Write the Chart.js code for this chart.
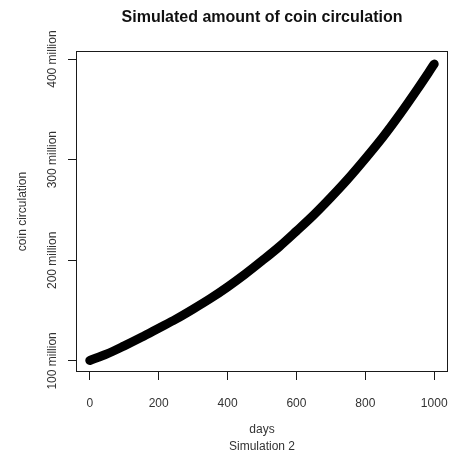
<!DOCTYPE html>
<html>
<head>
<meta charset="utf-8">
<title>Simulated amount of coin circulation</title>
<script src="https://cdn.jsdelivr.net/npm/chart.js@4/dist/chart.umd.min.js"></script>
<style>
  html, body { margin: 0; padding: 0; background: #ffffff; }
  #wrap { width: 451px; height: 460px; }
</style>
</head>
<body>
<div id="wrap"><canvas id="chart" width="451" height="460"></canvas></div>
<script>
// Simulation 2: coins in circulation (millions) sampled every 50 days
const days = [0, 50, 100, 150, 200, 250, 300, 350, 400, 450, 500,
              550, 600, 650, 700, 750, 800, 850, 900, 950, 1000];
const circulationMillions = [100.5, 107, 115, 123.5, 132.5, 141.5, 151.5, 162, 173.5, 186, 199.5,
                             213.5, 229, 245, 262.5, 281, 301, 322, 345, 369.5, 395];

const xTicks = [0, 200, 400, 600, 800, 1000];
const yTicks = [100, 150, 200, 250, 300, 350, 400];
const yTickLabels = { 100: '100 million', 200: '200 million', 300: '300 million', 400: '400 million' };

const FONT = '"Liberation Sans", Arial, Helvetica, sans-serif';
const INK = '#1a1a1a';

// Box round the plotting region
const frame = {
  id: 'frame',
  afterDatasetsDraw(chart) {
    const { ctx, chartArea: a } = chart;
    ctx.save();
    ctx.strokeStyle = INK;
    ctx.lineWidth = 1;
    ctx.strokeRect(Math.round(a.left) + 0.5, Math.round(a.top) + 0.5,
                   Math.round(a.right - a.left) - 1, Math.round(a.bottom - a.top) - 1);
    ctx.restore();
  }
};

// Fixed margins: the axes keep their set size and ask for no extra room
function fixSize(prop, size) {
  return scale => {
    scale[prop] = size;
    scale.paddingLeft = 0;
    scale.paddingRight = 0;
    scale.paddingTop = 0;
    scale.paddingBottom = 0;
  };
}

new Chart(document.getElementById('chart'), {
  type: 'scatter',
  data: {
    datasets: [{
      data: days.map((d, i) => ({ x: d, y: circulationMillions[i] })),
      showLine: true,
      borderColor: '#000000',
      backgroundColor: '#000000',
      borderWidth: 9,
      borderCapStyle: 'round',
      borderJoinStyle: 'round',
      cubicInterpolationMode: 'monotone',
      pointRadius: 0,
      pointHoverRadius: 0
    }]
  },
  options: {
    responsive: false,
    animation: false,
    events: [],
    layout: { padding: { left: 0, right: 3, top: 0, bottom: 0 } },
    plugins: {
      legend: { display: false },
      tooltip: { enabled: false },
      title: {
        display: true,
        fullSize: false,
        text: 'Simulated amount of coin circulation',
        color: '#111111',
        font: { family: FONT, size: 16, weight: 'bold', lineHeight: 1.2 },
        padding: { top: 8, bottom: 23.8 }
      }
    },
    scales: {
      x: {
        type: 'linear',
        min: -40,
        max: 1040,
        afterFit: fixSize('height', 88),
        afterBuildTicks(scale) { scale.ticks = xTicks.map(v => ({ value: v })); },
        grid: { display: true, drawOnChartArea: false, drawTicks: true, tickLength: 8, color: INK, lineWidth: 1 },
        border: { display: false },
        ticks: {
          color: '#333333',
          font: { family: FONT, size: 12 },
          padding: 16,
          maxRotation: 0,
          minRotation: 0,
          callback: v => String(v)
        },
        title: {
          display: true,
          text: ['days', 'Simulation 2'],
          color: '#333333',
          font: { family: FONT, size: 12, lineHeight: 1.4 },
          padding: { top: 0, bottom: 5 }
        }
      },
      y: {
        type: 'linear',
        min: 89,
        max: 408,
        afterFit: fixSize('width', 76),
        afterBuildTicks(scale) { scale.ticks = yTicks.map(v => ({ value: v })); },
        grid: { display: true, drawOnChartArea: false, drawTicks: true, tickLength: 8, color: INK, lineWidth: 1 },
        border: { display: false },
        ticks: {
          color: '#333333',
          font: { family: FONT, size: 12 },
          minRotation: 90,
          maxRotation: 90,
          crossAlign: 'center',
          padding: -13,
          callback: v => yTickLabels[v] || ''
        },
        title: {
          display: true,
          text: 'coin circulation',
          color: '#333333',
          font: { family: FONT, size: 12, lineHeight: 1.2 },
          padding: { top: 15, bottom: 0 }
        }
      }
    }
  },
  plugins: [frame]
});
</script>
</body>
</html>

• • • • • • •

→ WHAT YOU ARE ASKED TO DO:
Write the listing above out again exactly, dropping each image.

→ FULL RESPONSE:
Write the Chart.js code for this chart.
<!DOCTYPE html>
<html>
<head>
<meta charset="utf-8">
<title>Simulated amount of coin circulation</title>
<script src="https://cdn.jsdelivr.net/npm/chart.js@4/dist/chart.umd.min.js"></script>
<style>
  html, body { margin: 0; padding: 0; background: #ffffff; }
  #wrap { width: 451px; height: 460px; }
</style>
</head>
<body>
<div id="wrap"><canvas id="chart" width="451" height="460"></canvas></div>
<script>
// Simulation 2: coins in circulation (millions) sampled every 50 days
const days = [0, 50, 100, 150, 200, 250, 300, 350, 400, 450, 500,
              550, 600, 650, 700, 750, 800, 850, 900, 950, 1000];
const circulationMillions = [100.5, 107, 115, 123.5, 132.5, 141.5, 151.5, 162, 173.5, 186, 199.5,
                             213.5, 229, 245, 262.5, 281, 301, 322, 345, 369.5, 395];

const xTicks = [0, 200, 400, 600, 800, 1000];
const yTicks = [100, 150, 200, 250, 300, 350, 400];
const yTickLabels = { 100: '100 million', 200: '200 million', 300: '300 million', 400: '400 million' };

const FONT = '"Liberation Sans", Arial, Helvetica, sans-serif';
const INK = '#1a1a1a';

// Box round the plotting region
const frame = {
  id: 'frame',
  afterDatasetsDraw(chart) {
    const { ctx, chartArea: a } = chart;
    ctx.save();
    ctx.strokeStyle = INK;
    ctx.lineWidth = 1;
    ctx.strokeRect(Math.round(a.left) + 0.5, Math.round(a.top) + 0.5,
                   Math.round(a.right - a.left) - 1, Math.round(a.bottom - a.top) - 1);
    ctx.restore();
  }
};

// Fixed margins: the axes keep their set size and ask for no extra room
function fixSize(prop, size) {
  return scale => {
    scale[prop] = size;
    scale.paddingLeft = 0;
    scale.paddingRight = 0;
    scale.paddingTop = 0;
    scale.paddingBottom = 0;
  };
}

new Chart(document.getElementById('chart'), {
  type: 'scatter',
  data: {
    datasets: [{
      data: days.map((d, i) => ({ x: d, y: circulationMillions[i] })),
      showLine: true,
      borderColor: '#000000',
      backgroundColor: '#000000',
      borderWidth: 9,
      borderCapStyle: 'round',
      borderJoinStyle: 'round',
      cubicInterpolationMode: 'monotone',
      pointRadius: 0,
      pointHoverRadius: 0
    }]
  },
  options: {
    responsive: false,
    animation: false,
    events: [],
    layout: { padding: { left: 0, right: 3, top: 0, bottom: 0 } },
    plugins: {
      legend: { display: false },
      tooltip: { enabled: false },
      title: {
        display: true,
        fullSize: false,
        text: 'Simulated amount of coin circulation',
        color: '#111111',
        font: { family: FONT, size: 16, weight: 'bold', lineHeight: 1.2 },
        padding: { top: 8, bottom: 23.8 }
      }
    },
    scales: {
      x: {
        type: 'linear',
        min: -40,
        max: 1040,
        afterFit: fixSize('height', 88),
        afterBuildTicks(scale) { scale.ticks = xTicks.map(v => ({ value: v })); },
        grid: { display: true, drawOnChartArea: false, drawTicks: true, tickLength: 8, color: INK, lineWidth: 1 },
        border: { display: false },
        ticks: {
          color: '#333333',
          font: { family: FONT, size: 12 },
          padding: 16,
          maxRotation: 0,
          minRotation: 0,
          callback: v => String(v)
        },
        title: {
          display: true,
          text: ['days', 'Simulation 2'],
          color: '#333333',
          font: { family: FONT, size: 12, lineHeight: 1.4 },
          padding: { top: 0, bottom: 5 }
        }
      },
      y: {
        type: 'linear',
        min: 89,
        max: 408,
        afterFit: fixSize('width', 76),
        afterBuildTicks(scale) { scale.ticks = yTicks.map(v => ({ value: v })); },
        grid: { display: true, drawOnChartArea: false, drawTicks: true, tickLength: 8, color: INK, lineWidth: 1 },
        border: { display: false },
        ticks: {
          color: '#333333',
          font: { family: FONT, size: 12 },
          minRotation: 90,
          maxRotation: 90,
          crossAlign: 'center',
          padding: -13,
          callback: v => yTickLabels[v] || ''
        },
        title: {
          display: true,
          text: 'coin circulation',
          color: '#333333',
          font: { family: FONT, size: 12, lineHeight: 1.2 },
          padding: { top: 15, bottom: 0 }
        }
      }
    }
  },
  plugins: [frame]
});
</script>
</body>
</html>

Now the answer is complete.